- _AIM OF THE EXERCISE_: Copy every line of the entries that includes the word "Output".

- _SOURCE MATERIAL_:
◇ ◇ ◇ ◇ ◇

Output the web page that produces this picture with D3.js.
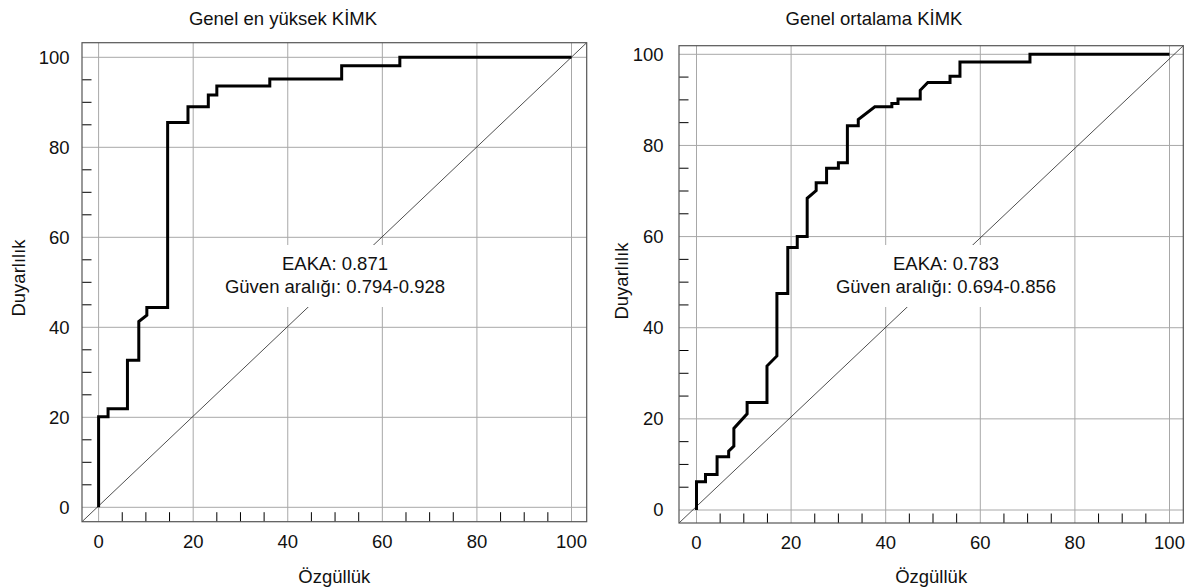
<!DOCTYPE html>
<html>
<head>
<meta charset="utf-8">
<script src="https://cdnjs.cloudflare.com/ajax/libs/d3/7.8.5/d3.min.js"></script>
<style>
  body { margin: 0; background: #fff; }
  svg text { font-family: "Liberation Sans", Arial, Helvetica, sans-serif; fill: #111; }
</style>
</head>
<body>
<svg id="chart" width="1191" height="588"></svg>
<script>
// ROC curve 1: Genel en yüksek KİMK
var leftX = [0, 0, 2.0, 2.0, 6.1, 6.1, 8.5, 8.5, 10.2, 10.2, 14.6, 14.6, 18.9, 18.9, 23.2, 23.2, 25.0, 25.0, 36.2, 36.2, 51.4, 51.4, 63.7, 63.7, 100];
var leftY = [0, 20.1, 20.1, 21.9, 21.9, 32.7, 32.7, 41.3, 42.7, 44.4, 44.4, 85.5, 85.5, 89.0, 89.0, 91.6, 91.6, 93.6, 93.6, 95.2, 95.2, 98.1, 98.1, 100, 100];

// ROC curve 2: Genel ortalama KİMK
var rightX = [0, 0, 1.9, 1.9, 4.35, 4.35, 6.8, 6.8, 7.9, 7.9, 10.7, 10.7, 14.9, 14.9, 17.0, 17.0, 19.3, 19.3, 21.3, 21.3, 23.4, 23.4, 25.3, 25.3, 27.5, 27.5, 30.0, 30.0, 31.9, 31.9, 34.2, 34.2, 37.7, 41.3, 41.3, 42.6, 42.6, 47.3, 47.3, 48.9, 53.6, 53.6, 55.7, 55.7, 70.5, 70.5, 100];
var rightY = [0, 6.2, 6.2, 7.8, 7.8, 11.7, 11.7, 12.9, 14.0, 17.9, 21.1, 23.6, 23.6, 31.6, 33.8, 47.5, 47.5, 57.6, 57.6, 60.0, 60.0, 68.4, 70.1, 71.8, 71.8, 75.0, 75.0, 76.2, 76.2, 84.3, 84.3, 85.7, 88.5, 88.5, 89.2, 89.2, 90.2, 90.2, 92.1, 93.8, 93.8, 95.2, 95.2, 98.3, 98.3, 100, 100];

var majorTicks = [0, 20, 40, 60, 80, 100];
var minorTicks = [5, 10, 15, 25, 30, 35, 45, 50, 55, 65, 70, 75, 85, 90, 95];

var titles = ["Genel en yüksek KİMK", "Genel ortalama KİMK"];
var aucText = ["EAKA: 0.871", "EAKA: 0.783"];
var ciText = ["Güven aralığı: 0.794-0.928", "Güven aralığı: 0.694-0.856"];
var xLabel = "Özgüllük";
var yLabel = "Duyarlılık";

var svg = d3.select("#chart");

function rocPanel(cfg){
	var g = svg.append("g");
	var x = d3.scaleLinear().domain([0, 100]).range(cfg.xr);
	var y = d3.scaleLinear().domain([0, 100]).range(cfg.yr);
	var f = cfg.frame; // left, right, top, bottom

	// grid
	g.selectAll(".vgrid").data(majorTicks).enter().append("line")
		.attr("x1", function(d){ return x(d); }).attr("x2", function(d){ return x(d); })
		.attr("y1", f.top).attr("y2", f.bottom)
		.attr("stroke", "#a8a8a8").attr("stroke-width", 1);
	g.selectAll(".hgrid").data(majorTicks).enter().append("line")
		.attr("x1", f.left).attr("x2", f.right)
		.attr("y1", function(d){ return y(d); }).attr("y2", function(d){ return y(d); })
		.attr("stroke", "#a8a8a8").attr("stroke-width", 1);

	// diagonal, corner to corner
	g.append("line")
		.attr("x1", f.left).attr("y1", f.bottom)
		.attr("x2", f.right).attr("y2", f.top)
		.attr("stroke", "#222").attr("stroke-width", 0.8);

	// white box behind the annotation
	g.append("rect")
		.attr("x", cfg.boxX[0]).attr("width", cfg.boxX[1] - cfg.boxX[0])
		.attr("y", 245).attr("height", 62)
		.attr("fill", "#fff");

	// minor ticks, inside the frame
	g.selectAll(".ytick").data(minorTicks).enter().append("line")
		.attr("x1", f.left).attr("x2", f.left + 9.5)
		.attr("y1", function(d){ return y(d); }).attr("y2", function(d){ return y(d); })
		.attr("stroke", "#000").attr("stroke-width", 1);
	g.selectAll(".xtick").data(minorTicks).enter().append("line")
		.attr("x1", function(d){ return x(d); }).attr("x2", function(d){ return x(d); })
		.attr("y1", f.bottom).attr("y2", f.bottom - 9.5)
		.attr("stroke", "#000").attr("stroke-width", 1);

	// frame
	g.append("rect")
		.attr("x", f.left).attr("y", f.top)
		.attr("width", f.right - f.left).attr("height", f.bottom - f.top)
		.attr("fill", "none").attr("stroke", "#555").attr("stroke-width", 1.2);

	// ROC curve
	var pts = cfg.xs.map(function(v, i){ return [v, cfg.ys[i]]; });
	var line = d3.line().x(function(d){ return x(d[0]); }).y(function(d){ return y(d[1]); });
	g.append("path").datum(pts)
		.attr("d", line)
		.attr("fill", "none").attr("stroke", "#000")
		.attr("stroke-width", 3).attr("stroke-linejoin", "miter");

	// tick labels
	g.selectAll(".ylab").data(majorTicks).enter().append("text")
		.attr("x", f.left - cfg.ylabGap).attr("y", function(d){ return y(d); })
		.attr("dy", "0.35em").attr("text-anchor", "end")
		.style("font-size", "18.5px").text(function(d){ return d; });
	g.selectAll(".xlab").data(majorTicks).enter().append("text")
		.attr("x", function(d){ return x(d); }).attr("y", f.bottom + 26)
		.attr("text-anchor", "middle")
		.style("font-size", "18.5px").text(function(d){ return d; });

	// axis titles
	g.append("text")
		.attr("x", (f.left + f.right) / 2).attr("y", 583)
		.attr("text-anchor", "middle").style("font-size", "18.5px")
		.text(xLabel);
	g.append("text")
		.attr("transform", "translate(" + cfg.yTitleX + "," + cfg.yTitleY + ") rotate(-90)")
		.attr("text-anchor", "middle").style("font-size", "18.5px")
		.text(yLabel);

	// chart title
	g.append("text")
		.attr("x", cfg.titleX).attr("y", 25)
		.attr("text-anchor", "middle").style("font-size", "18.5px")
		.text(cfg.title);

	// annotation
	g.append("text")
		.attr("x", cfg.annX).attr("y", 269.5)
		.attr("text-anchor", "middle").style("font-size", "18.5px")
		.text(cfg.auc);
	g.append("text")
		.attr("x", cfg.annX).attr("y", 292.5)
		.attr("text-anchor", "middle").style("font-size", "18.5px")
		.text(cfg.ci);
}

rocPanel({
	xs: leftX, ys: leftY,
	xr: [98.6, 571.5], yr: [507.3, 57.3],
	frame: {left: 82, right: 586.7, top: 42.7, bottom: 521.7},
	ylabGap: 12.5, yTitleX: 25, yTitleY: 278,
	titleX: 283, title: titles[0],
	annX: 335, boxX: [222, 449], auc: aucText[0], ci: ciText[0]
});

rocPanel({
	xs: rightX, ys: rightY,
	xr: [696.5, 1169.5], yr: [510, 54.3],
	frame: {left: 679, right: 1183.3, top: 45.7, bottom: 523},
	ylabGap: 15.5, yTitleX: 628, yTitleY: 281,
	titleX: 874, title: titles[1],
	annX: 946, boxX: [832, 1059], auc: aucText[1], ci: ciText[1]
});
</script>
</body>
</html>
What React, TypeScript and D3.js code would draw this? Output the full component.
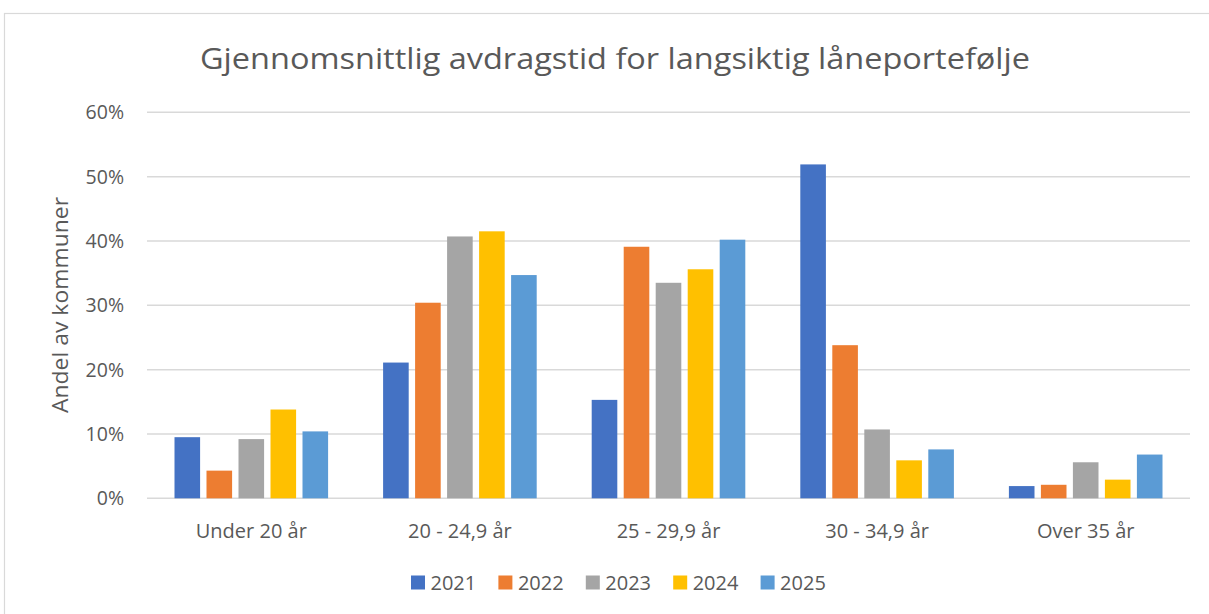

◇ ◇ ◇ ◇ ◇

- _TASK SOLUTION_:
Output the web page that produces this picture with D3.js.
What React, TypeScript and D3.js code would draw this? Output the full component.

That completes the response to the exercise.